Présentée comme inéluctable, la réforme de l’imposition des entreprises (qui passe d’un taux de 22,3% à 13,7%) dans le canton de Vaud est largement favorable aux milieux économiques. Les mesures compensatoires négociées par le Conseil d’Etat révèlent une fois encore, une inégale répartition des responsabilités sociales. En guise de compensation, le Conseil d’Etat prétend avoir négocié des contreparties, comme les allocations pour enfants et jeunes en formation, l’accueil de jour, les subsides d’assurance maladie et la protection des travailleurs de la construction. Ces mesures sociales continueront cependant à être financées en partie par l’Etat. La réforme provoque ainsi un double transfert de charges vers la collectivité: celle des pertes fiscales effectives et celles du financement des compensations, sans compter les conséquences à long terme d’une austérité programmée. Qui en subira le plus les conséquences?

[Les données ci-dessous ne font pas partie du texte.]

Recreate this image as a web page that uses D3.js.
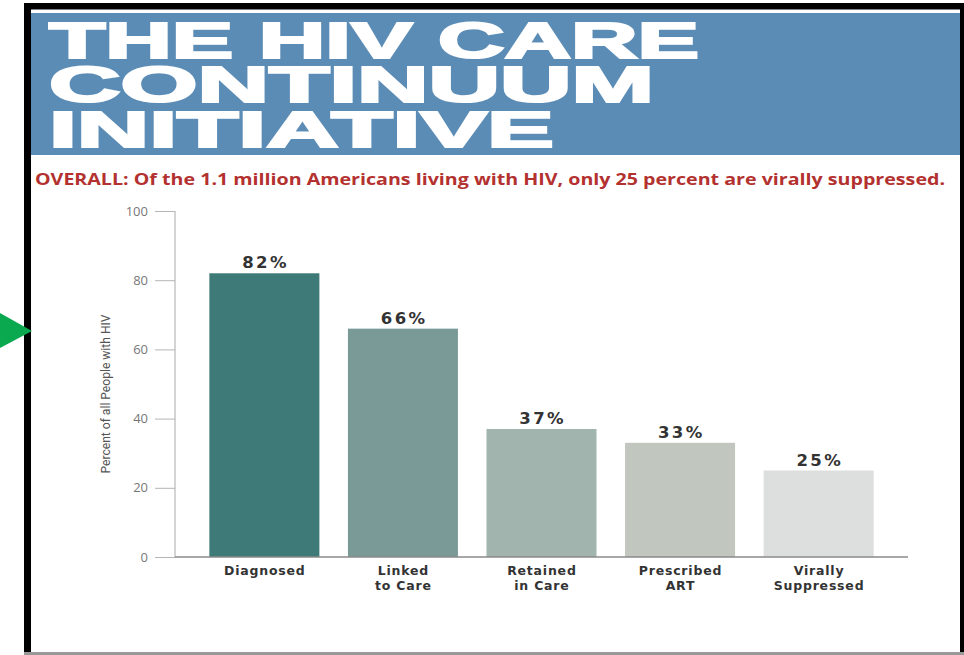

Droit aux prestations remis en cause
Depuis plusieurs années, on nous dit que le coût de l’aide sociale augmente. Ce constat s’accompagne souvent d’une stigmatisation des bénéficiaires: motivation, absence de qualifications, pauvreté apparaissent le plus souvent comme des problèmes individuels et non pas comme la conséquence d’un marché de l’emploi toujours plus sélectif. Avec ce discours, le droit à certaines prestations est ainsi remis en cause. Le marché du travail n’est pourtant pas étranger à l’augmentation de ces coûts: des salaires trop bas, des contrats à durée déterminée plongeant nombre de travailleur.euse.s dans l’incertitude (et la nécessité de recourir à des compléments sociaux), un accès aux places d’apprentissage ultrasélectif, une discrimination à l’embauche pour les étranger.ère.s aux statuts précaires. S’il est certain que ces personnes seront les premières victimes des pertes fiscales engendrées, ce n’est pas ainsi qu’on nous présentera les choses. Pour justifier une diminution des prestations, il faudra bien leur trouver quelques défauts de plus.
Parmi ces mesures sociales de compensation, il y en a une qui manque cruellement dans la négociation. Depuis 2016, le SPAS (Service de prévoyance et d’aide sociales) a mis en place nombre de mesures visant à «rendre conformes» les bénéficiaires du RI (revenu d’insertion) au marché de l’emploi pour les insérer, et ainsi les faire disparaître des chiffres de l’aide sociale. Ces mesures étaient au départ destinées aux jeunes sans formation, pour ensuite se généraliser à l’ensemble des bénéficiaires. Plusieurs recherches sur ces programmes pointent la tendance actuelle à activer les bénéficiaires de manière contraignante, sans en faire autant avec les employeurs. Les bénéficiaires se voient contraints de participer, contrairement aux entreprises qui elles ne répondent qu’à des incitations. La réforme actuelle n’est qu’une illustration de plus de ce fait. L’Etat aurait pu par exemple, soutenir les personnes les plus faibles en exigeant un engagement ferme des employeurs à soutenir la formation professionnelle, conçue comme un droit pour toutes et tous. La réforme va dans le sens inverse. Les milieux économiques feront des économies réelles d’argent, et des concessions symboliques en termes de responsabilité sociale vis-à-vis d’une population qui devrait être au cœur de sa raison d’être.